### Written request
Extract only the first line of the listing and every line after it up to and including the one with "let yTicks = [0, 0.1, 0.2];". Omit the pictures.

>> BEGIN

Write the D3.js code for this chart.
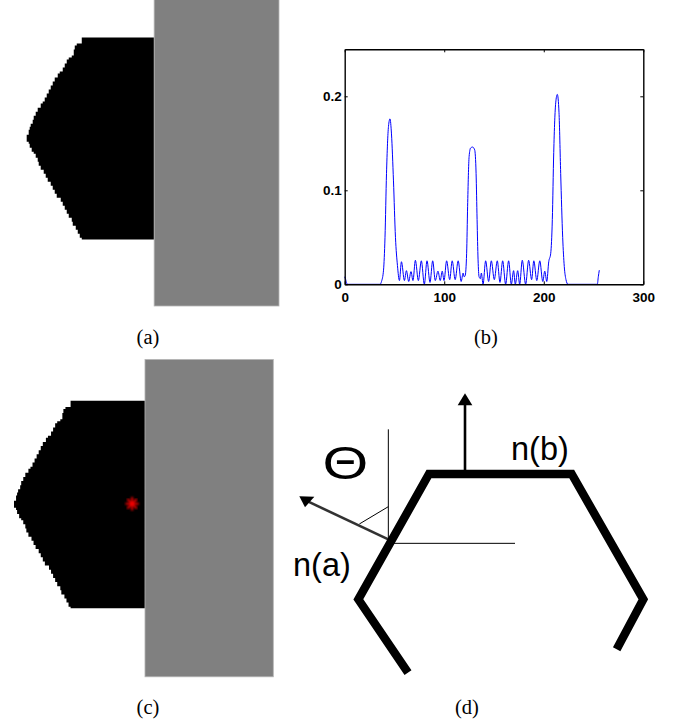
<!DOCTYPE html>
<html>
<head>
<meta charset="utf-8">
<script src="https://cdn.jsdelivr.net/npm/d3@7"></script>
<style>
  body { margin: 0; background: #fff; }
  svg { display: block; }
</style>
</head>
<body>
<div id="app"></div>
<script>
// panel (b) curve
let curveX = [0, 1, 2, 3, 35.5, 37, 39, 40.5, 42, 44, 45.5, 47, 49, 51, 53, 55, 57, 60, 62, 64.3, 66.6, 68.6, 71, 74, 77, 80, 82.7, 85.7, 88.4, 91, 93.7, 96, 98, 99.8, 102.4, 105.5, 108, 111, 114, 117, 119, 120, 121, 122.5, 123.5, 125, 126.5, 128.5, 130.6, 132, 133, 134, 135, 136.3, 137.3, 139, 141.6, 144.6, 147.3, 150.3, 153.3, 156, 158.7, 161.7, 164.7, 167.4, 169.7, 171.4, 173.8, 175.8, 178.4, 181.8, 184.8, 187.8, 190, 193, 196, 199, 201, 203, 205, 207, 208.6, 210, 212, 213.6, 215.3, 217, 219, 220.6, 222.3, 224.3, 253.8, 254.8, 255.8];
let curveY = [0.008, 0.005, 0.001, 0, 0, 0.003, 0.015, 0.05, 0.118, 0.168, 0.176, 0.16, 0.11, 0.05, 0.02, 0.004, 0.024, 0.004, 0.0145, 0.003, 0.0135, 0.004, 0.0255, 0.004, 0.025, 0, 0.025, 0.002, 0.025, 0.004, 0.014, 0.004, 0.014, 0.004, 0.025, 0.005, 0.025, 0.005, 0.025, 0.003, 0.012, 0.008, 0.009, 0.033, 0.083, 0.136, 0.145, 0.146, 0.143, 0.118, 0.069, 0.026, 0.008, 0.006, 0.012, 0, 0.025, 0.003, 0.025, 0.005, 0.025, 0.002, 0.025, 0, 0.025, 0, 0.0145, 0, 0.0145, 0, 0.0255, 0, 0.0255, 0.005, 0.025, 0.004, 0.025, 0.003, 0.014, 0.003, 0.024, 0.033, 0.069, 0.14, 0.193, 0.202, 0.183, 0.118, 0.05, 0.019, 0.005, 0, 0, 0.008, 0.015];
let xTicks = [0, 100, 200, 300];
let yTicks = [0, 0.1, 0.2];

// bitmap outline of the black shape, panels (a) and (c): bitmap rows and columns
let shapeRows = [0, 0, 3, 4, 6, 9, 10, 11, 13, 15, 17, 18, 20, 22, 24, 26, 28, 30, 32, 33, 35, 37, 39, 41, 43, 44.5, 46, 48.5, 52, 53, 55, 57, 58, 60, 62, 64, 66, 68, 70, 72, 74, 76, 78, 80, 82, 84, 86, 88, 90, 92, 94, 96, 98, 100, 100.75];
let shapeCols = [63.65, 27.5, 25, 24, 23.5, 22.5, 21, 20, 19, 18, 16.5, 15.5, 14, 13, 12, 11, 10, 9, 8, 7, 5.5, 4.5, 3.5, 3, 2, 1.5, 1, 0, 1, 1.5, 2.5, 3.5, 4.5, 5.5, 6, 7, 8.5, 9.5, 10.5, 12, 13, 14, 15, 17, 18, 19, 20, 21, 22.5, 23, 24.5, 25.5, 26.5, 27.5, 63.65];
let wallCols = [63.65, 126];
let wallRows = [-20, 134];
let starPoint = [57.4, 50];

// panel (d), in units of the drawing
let bodyPoints = [[384, 878], [235, 658], [447, 282], [875, 282], [1090, 658], [1010, 808]];
let normalB = [[555, 282], [555, 70]];
let normalBHead = [[555, 40], [533, 76], [577, 76]];
let normalA = [[325, 478], [85, 365]];
let normalAHead = [[58, 349], [103, 350], [75, 382]];
let guideLines = [
  [[325, 148], [325, 478]],
  [[325, 490], [705, 490]],
  [[238, 432], [325, 380]]
];

let captions = [
  { label: '(a)', x: 148, y: 344 },
  { label: '(b)', x: 486, y: 344 },
  { label: '(c)', x: 148, y: 714 },
  { label: '(d)', x: 467, y: 714 }
];

let svg = d3.select('#app').append('svg')
    .attr('width', 685)
    .attr('height', 726)
    .style('background', '#fff');

let defs = svg.append('defs');
defs.append('filter')
    .attr('id', 'soft')
    .append('feGaussianBlur')
    .attr('stdDeviation', 0.3);
defs.append('filter')
    .attr('id', 'softer')
    .append('feGaussianBlur')
    .attr('stdDeviation', 0.6);
defs.append('filter')
    .attr('id', 'glow')
    .append('feGaussianBlur')
    .attr('stdDeviation', 0.9);

// panels (a) and (c)
function drawBitmapPanel(xRange, yRange) {
  let x = d3.scaleLinear().domain([0, 126]).range(xRange);
  let y = d3.scaleLinear().domain([0, 134]).range(yRange);
  let g = svg.append('g');

  let outline = d3.line()
      .x(function(d) { return x(d[0]); })
      .y(function(d) { return y(d[1]); })
      .curve(d3.curveStepBefore);

  g.append('path')
      .attr('d', outline(d3.zip(shapeCols, shapeRows)) + 'Z')
      .attr('fill', '#000')
      .attr('filter', 'url(#soft)');

  g.append('rect')
      .attr('x', x(wallCols[0]))
      .attr('y', y(wallRows[0]))
      .attr('width', x(wallCols[1]) - x(wallCols[0]))
      .attr('height', y(wallRows[1]) - y(wallRows[0]))
      .attr('fill', '#808080')
      .attr('stroke', '#b4b4b4')
      .attr('stroke-width', 0.8);

  return { g: g, x: x, y: y };
}

drawBitmapPanel([26.7, 279], [37.5, 306]);
let panelC = drawBitmapPanel([14, 273.3], [400.7, 676.8]);

// the star is a plus and a cross on top of each other, eight arms
panelC.g.selectAll('path.star')
    .data([{ type: d3.symbolPlus, size: 60 }, { type: d3.symbolTimes, size: 60 }])
    .enter()
    .append('path')
      .attr('class', 'star')
      .attr('d', function(d) { return d3.symbol().type(d.type).size(d.size)(); })
      .attr('transform', `translate(${panelC.x(starPoint[0])}, ${panelC.y(starPoint[1])})`)
      .attr('fill', 'none')
      .attr('stroke', '#f00000')
      .attr('stroke-width', 2)
      .attr('filter', 'url(#glow)');

// panel (b)
let plot = { left: 344.7, right: 643.3, top: 49.3, bottom: 284.3 };

let xScale = d3.scaleLinear().domain([0, 300]).range([plot.left, plot.right]);
let yScale = d3.scaleLinear().domain([0, 0.25]).range([plot.bottom, plot.top]);

let signal = d3.line()
    .x(function(d) { return xScale(d[0]); })
    .y(function(d) { return yScale(d[1]); })
    .curve(d3.curveMonotoneX);

svg.append('path')
    .attr('d', signal(d3.zip(curveX, curveY)))
    .attr('fill', 'none')
    .attr('stroke', '#0000ff')
    .attr('stroke-width', 1);

// all four sides, ticks point inwards, only left and bottom are labelled
let axes = [
  { axis: d3.axisBottom(xScale).tickValues(xTicks).tickPadding(8), at: [0, plot.bottom], labels: true },
  { axis: d3.axisTop(xScale).tickValues(xTicks), at: [0, plot.top], labels: false },
  { axis: d3.axisLeft(yScale).tickValues(yTicks).tickPadding(3), at: [plot.left, 0], labels: true },
  { axis: d3.axisRight(yScale).tickValues(yTicks), at: [plot.right, 0], labels: false }
];

axes.forEach(function(a) {
  let g = svg.append('g')
      .attr('transform', `translate(${a.at[0]}, ${a.at[1]})`)
      .call(a.axis.tickSize(-3).tickSizeOuter(0).tickFormat(a.labels ? d3.format('') : ''));
  g.select('.domain').attr('stroke', '#000').attr('stroke-width', 1.4);
  g.selectAll('.tick line').attr('stroke', '#000').attr('stroke-width', 1);
  g.selectAll('.tick text')
      .attr('fill', '#000')
      .style('font-family', '"Liberation Sans", sans-serif')
      .style('font-weight', 'bold')
      .style('font-size', '13.5px');
});

// panel (d)
let dx = d3.scaleLinear().domain([0, 1140]).range([280, 660]);
let dy = d3.scaleLinear().domain([0, 1020]).range([380, 720]);
let drawing = svg.append('g').attr('filter', 'url(#softer)');

let sketch = d3.line()
    .x(function(d) { return dx(d[0]); })
    .y(function(d) { return dy(d[1]); });

drawing.selectAll('path.guide')
    .data(guideLines)
    .enter()
    .append('path')
      .attr('class', 'guide')
      .attr('d', sketch)
      .attr('fill', 'none')
      .attr('stroke', '#000')
      .attr('stroke-width', 1);

drawing.append('path')
    .attr('d', sketch(normalA))
    .attr('fill', 'none')
    .attr('stroke', '#333')
    .attr('stroke-width', 2.6);

drawing.append('path')
    .attr('d', sketch(normalB))
    .attr('fill', 'none')
    .attr('stroke', '#000')
    .attr('stroke-width', 2.6);

drawing.selectAll('path.head')
    .data([normalAHead, normalBHead])
    .enter()
    .append('path')
      .attr('class', 'head')
      .attr('d', function(d) { return sketch(d) + 'Z'; })
      .attr('fill', '#000');

drawing.append('path')
    .attr('d', sketch(bodyPoints))
    .attr('fill', 'none')
    .attr('stroke', '#000')
    .attr('stroke-width', 8.4)
    .attr('stroke-linejoin', 'miter');

// drawing labels
let labelFont = '"Liberation Sans", Arial, sans-serif';
svg.append('text')
    .attr('x', 511)
    .attr('y', 460)
    .style('font-family', labelFont)
    .style('font-size', '32.5px')
    .text('n(b)');
svg.append('text')
    .attr('x', 293)
    .attr('y', 576)
    .style('font-family', labelFont)
    .style('font-size', '32.5px')
    .text('n(a)');
svg.append('text')
    .attr('transform', 'translate(345.5, 479) scale(1.28, 1)')
    .attr('text-anchor', 'middle')
    .style('font-family', labelFont)
    .style('font-size', '46px')
    .text('Θ');

// captions
svg.selectAll('text.caption')
    .data(captions)
    .enter()
    .append('text')
      .attr('class', 'caption')
      .attr('x', function(d) { return d.x; })
      .attr('y', function(d) { return d.y; })
      .attr('text-anchor', 'middle')
      .style('font-family', '"Liberation Serif", "Times New Roman", serif')
      .style('font-size', '20.5px')
      .text(function(d) { return d.label; });
</script>
</body>
</html>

>> END

### Full response
Write the D3.js code for this chart.
<!DOCTYPE html>
<html>
<head>
<meta charset="utf-8">
<script src="https://cdn.jsdelivr.net/npm/d3@7"></script>
<style>
  body { margin: 0; background: #fff; }
  svg { display: block; }
</style>
</head>
<body>
<div id="app"></div>
<script>
// panel (b) curve
let curveX = [0, 1, 2, 3, 35.5, 37, 39, 40.5, 42, 44, 45.5, 47, 49, 51, 53, 55, 57, 60, 62, 64.3, 66.6, 68.6, 71, 74, 77, 80, 82.7, 85.7, 88.4, 91, 93.7, 96, 98, 99.8, 102.4, 105.5, 108, 111, 114, 117, 119, 120, 121, 122.5, 123.5, 125, 126.5, 128.5, 130.6, 132, 133, 134, 135, 136.3, 137.3, 139, 141.6, 144.6, 147.3, 150.3, 153.3, 156, 158.7, 161.7, 164.7, 167.4, 169.7, 171.4, 173.8, 175.8, 178.4, 181.8, 184.8, 187.8, 190, 193, 196, 199, 201, 203, 205, 207, 208.6, 210, 212, 213.6, 215.3, 217, 219, 220.6, 222.3, 224.3, 253.8, 254.8, 255.8];
let curveY = [0.008, 0.005, 0.001, 0, 0, 0.003, 0.015, 0.05, 0.118, 0.168, 0.176, 0.16, 0.11, 0.05, 0.02, 0.004, 0.024, 0.004, 0.0145, 0.003, 0.0135, 0.004, 0.0255, 0.004, 0.025, 0, 0.025, 0.002, 0.025, 0.004, 0.014, 0.004, 0.014, 0.004, 0.025, 0.005, 0.025, 0.005, 0.025, 0.003, 0.012, 0.008, 0.009, 0.033, 0.083, 0.136, 0.145, 0.146, 0.143, 0.118, 0.069, 0.026, 0.008, 0.006, 0.012, 0, 0.025, 0.003, 0.025, 0.005, 0.025, 0.002, 0.025, 0, 0.025, 0, 0.0145, 0, 0.0145, 0, 0.0255, 0, 0.0255, 0.005, 0.025, 0.004, 0.025, 0.003, 0.014, 0.003, 0.024, 0.033, 0.069, 0.14, 0.193, 0.202, 0.183, 0.118, 0.05, 0.019, 0.005, 0, 0, 0.008, 0.015];
let xTicks = [0, 100, 200, 300];
let yTicks = [0, 0.1, 0.2];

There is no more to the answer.